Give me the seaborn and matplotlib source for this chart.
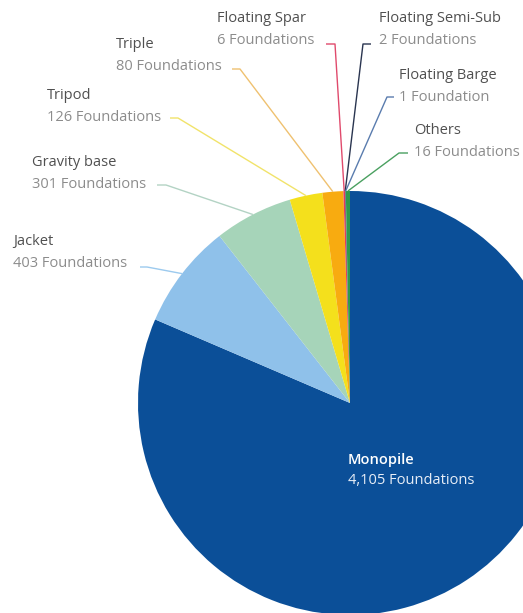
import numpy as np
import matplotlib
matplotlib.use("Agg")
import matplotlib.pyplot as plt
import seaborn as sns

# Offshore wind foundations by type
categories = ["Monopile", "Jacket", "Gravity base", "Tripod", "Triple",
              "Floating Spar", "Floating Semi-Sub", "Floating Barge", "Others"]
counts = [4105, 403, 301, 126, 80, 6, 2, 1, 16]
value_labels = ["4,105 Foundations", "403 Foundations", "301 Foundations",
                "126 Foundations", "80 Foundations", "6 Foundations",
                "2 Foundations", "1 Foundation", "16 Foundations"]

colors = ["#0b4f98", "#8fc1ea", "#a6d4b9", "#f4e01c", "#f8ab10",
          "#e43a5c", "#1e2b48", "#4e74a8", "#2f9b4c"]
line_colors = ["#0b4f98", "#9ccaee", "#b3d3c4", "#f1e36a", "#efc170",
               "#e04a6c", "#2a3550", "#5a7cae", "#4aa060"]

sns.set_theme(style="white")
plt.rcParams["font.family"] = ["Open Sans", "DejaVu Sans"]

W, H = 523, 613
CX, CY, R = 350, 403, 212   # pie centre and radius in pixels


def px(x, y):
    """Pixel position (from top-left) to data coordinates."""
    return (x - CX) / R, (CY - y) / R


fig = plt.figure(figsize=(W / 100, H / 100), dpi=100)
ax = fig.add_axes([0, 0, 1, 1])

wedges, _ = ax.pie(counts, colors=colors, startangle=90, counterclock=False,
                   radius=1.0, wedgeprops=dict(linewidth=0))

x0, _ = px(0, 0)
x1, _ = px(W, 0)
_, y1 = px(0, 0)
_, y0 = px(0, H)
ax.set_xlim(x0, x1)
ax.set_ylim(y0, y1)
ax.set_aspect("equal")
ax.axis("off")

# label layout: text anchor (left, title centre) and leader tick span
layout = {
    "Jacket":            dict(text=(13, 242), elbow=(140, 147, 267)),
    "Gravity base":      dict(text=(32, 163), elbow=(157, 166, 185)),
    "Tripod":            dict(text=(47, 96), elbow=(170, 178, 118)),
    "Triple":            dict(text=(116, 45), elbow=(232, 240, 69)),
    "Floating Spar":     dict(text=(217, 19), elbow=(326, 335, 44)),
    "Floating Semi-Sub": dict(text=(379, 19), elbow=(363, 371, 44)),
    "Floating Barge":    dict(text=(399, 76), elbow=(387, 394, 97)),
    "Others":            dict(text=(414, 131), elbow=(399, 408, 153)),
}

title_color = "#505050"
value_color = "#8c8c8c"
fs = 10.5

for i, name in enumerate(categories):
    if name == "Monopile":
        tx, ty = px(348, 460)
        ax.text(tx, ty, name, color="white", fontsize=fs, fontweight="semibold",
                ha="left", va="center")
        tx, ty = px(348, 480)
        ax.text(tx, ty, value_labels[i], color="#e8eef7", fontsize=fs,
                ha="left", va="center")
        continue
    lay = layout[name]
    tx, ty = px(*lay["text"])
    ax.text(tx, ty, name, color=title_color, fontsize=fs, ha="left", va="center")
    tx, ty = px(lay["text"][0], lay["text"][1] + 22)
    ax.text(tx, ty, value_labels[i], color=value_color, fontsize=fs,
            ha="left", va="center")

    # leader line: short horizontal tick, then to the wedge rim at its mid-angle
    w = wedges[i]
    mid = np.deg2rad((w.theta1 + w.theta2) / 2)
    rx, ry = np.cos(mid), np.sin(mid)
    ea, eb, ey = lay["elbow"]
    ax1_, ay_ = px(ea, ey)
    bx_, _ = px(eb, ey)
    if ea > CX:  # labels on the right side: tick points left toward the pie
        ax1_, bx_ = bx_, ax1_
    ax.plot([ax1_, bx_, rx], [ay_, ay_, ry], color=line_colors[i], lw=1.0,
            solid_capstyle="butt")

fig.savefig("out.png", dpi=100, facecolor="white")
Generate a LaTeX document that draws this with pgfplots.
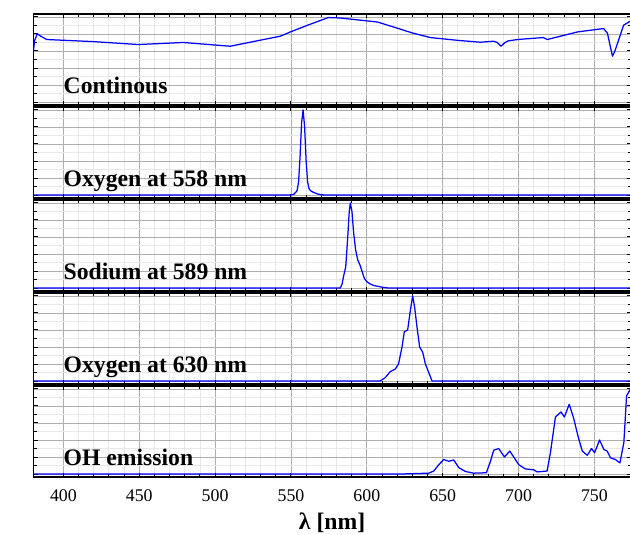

---+---

### Written problem:
Set down the complete material exactly, but do not include the images.

### Completed task:
Give me the seaborn and matplotlib source for this chart.
import numpy as np
import matplotlib
matplotlib.use("Agg")
import matplotlib.pyplot as plt
import seaborn as sns

# Offshore wind foundations by type
categories = ["Monopile", "Jacket", "Gravity base", "Tripod", "Triple",
              "Floating Spar", "Floating Semi-Sub", "Floating Barge", "Others"]
counts = [4105, 403, 301, 126, 80, 6, 2, 1, 16]
value_labels = ["4,105 Foundations", "403 Foundations", "301 Foundations",
                "126 Foundations", "80 Foundations", "6 Foundations",
                "2 Foundations", "1 Foundation", "16 Foundations"]

colors = ["#0b4f98", "#8fc1ea", "#a6d4b9", "#f4e01c", "#f8ab10",
          "#e43a5c", "#1e2b48", "#4e74a8", "#2f9b4c"]
line_colors = ["#0b4f98", "#9ccaee", "#b3d3c4", "#f1e36a", "#efc170",
               "#e04a6c", "#2a3550", "#5a7cae", "#4aa060"]

sns.set_theme(style="white")
plt.rcParams["font.family"] = ["Open Sans", "DejaVu Sans"]

W, H = 523, 613
CX, CY, R = 350, 403, 212   # pie centre and radius in pixels


def px(x, y):
    """Pixel position (from top-left) to data coordinates."""
    return (x - CX) / R, (CY - y) / R


fig = plt.figure(figsize=(W / 100, H / 100), dpi=100)
ax = fig.add_axes([0, 0, 1, 1])

wedges, _ = ax.pie(counts, colors=colors, startangle=90, counterclock=False,
                   radius=1.0, wedgeprops=dict(linewidth=0))

x0, _ = px(0, 0)
x1, _ = px(W, 0)
_, y1 = px(0, 0)
_, y0 = px(0, H)
ax.set_xlim(x0, x1)
ax.set_ylim(y0, y1)
ax.set_aspect("equal")
ax.axis("off")

# label layout: text anchor (left, title centre) and leader tick span
layout = {
    "Jacket":            dict(text=(13, 242), elbow=(140, 147, 267)),
    "Gravity base":      dict(text=(32, 163), elbow=(157, 166, 185)),
    "Tripod":            dict(text=(47, 96), elbow=(170, 178, 118)),
    "Triple":            dict(text=(116, 45), elbow=(232, 240, 69)),
    "Floating Spar":     dict(text=(217, 19), elbow=(326, 335, 44)),
    "Floating Semi-Sub": dict(text=(379, 19), elbow=(363, 371, 44)),
    "Floating Barge":    dict(text=(399, 76), elbow=(387, 394, 97)),
    "Others":            dict(text=(414, 131), elbow=(399, 408, 153)),
}

title_color = "#505050"
value_color = "#8c8c8c"
fs = 10.5

for i, name in enumerate(categories):
    if name == "Monopile":
        tx, ty = px(348, 460)
        ax.text(tx, ty, name, color="white", fontsize=fs, fontweight="semibold",
                ha="left", va="center")
        tx, ty = px(348, 480)
        ax.text(tx, ty, value_labels[i], color="#e8eef7", fontsize=fs,
                ha="left", va="center")
        continue
    lay = layout[name]
    tx, ty = px(*lay["text"])
    ax.text(tx, ty, name, color=title_color, fontsize=fs, ha="left", va="center")
    tx, ty = px(lay["text"][0], lay["text"][1] + 22)
    ax.text(tx, ty, value_labels[i], color=value_color, fontsize=fs,
            ha="left", va="center")

    # leader line: short horizontal tick, then to the wedge rim at its mid-angle
    w = wedges[i]
    mid = np.deg2rad((w.theta1 + w.theta2) / 2)
    rx, ry = np.cos(mid), np.sin(mid)
    ea, eb, ey = lay["elbow"]
    ax1_, ay_ = px(ea, ey)
    bx_, _ = px(eb, ey)
    if ea > CX:  # labels on the right side: tick points left toward the pie
        ax1_, bx_ = bx_, ax1_
    ax.plot([ax1_, bx_, rx], [ay_, ay_, ry], color=line_colors[i], lw=1.0,
            solid_capstyle="butt")

fig.savefig("out.png", dpi=100, facecolor="white")
Generate a LaTeX document that draws this with pgfplots.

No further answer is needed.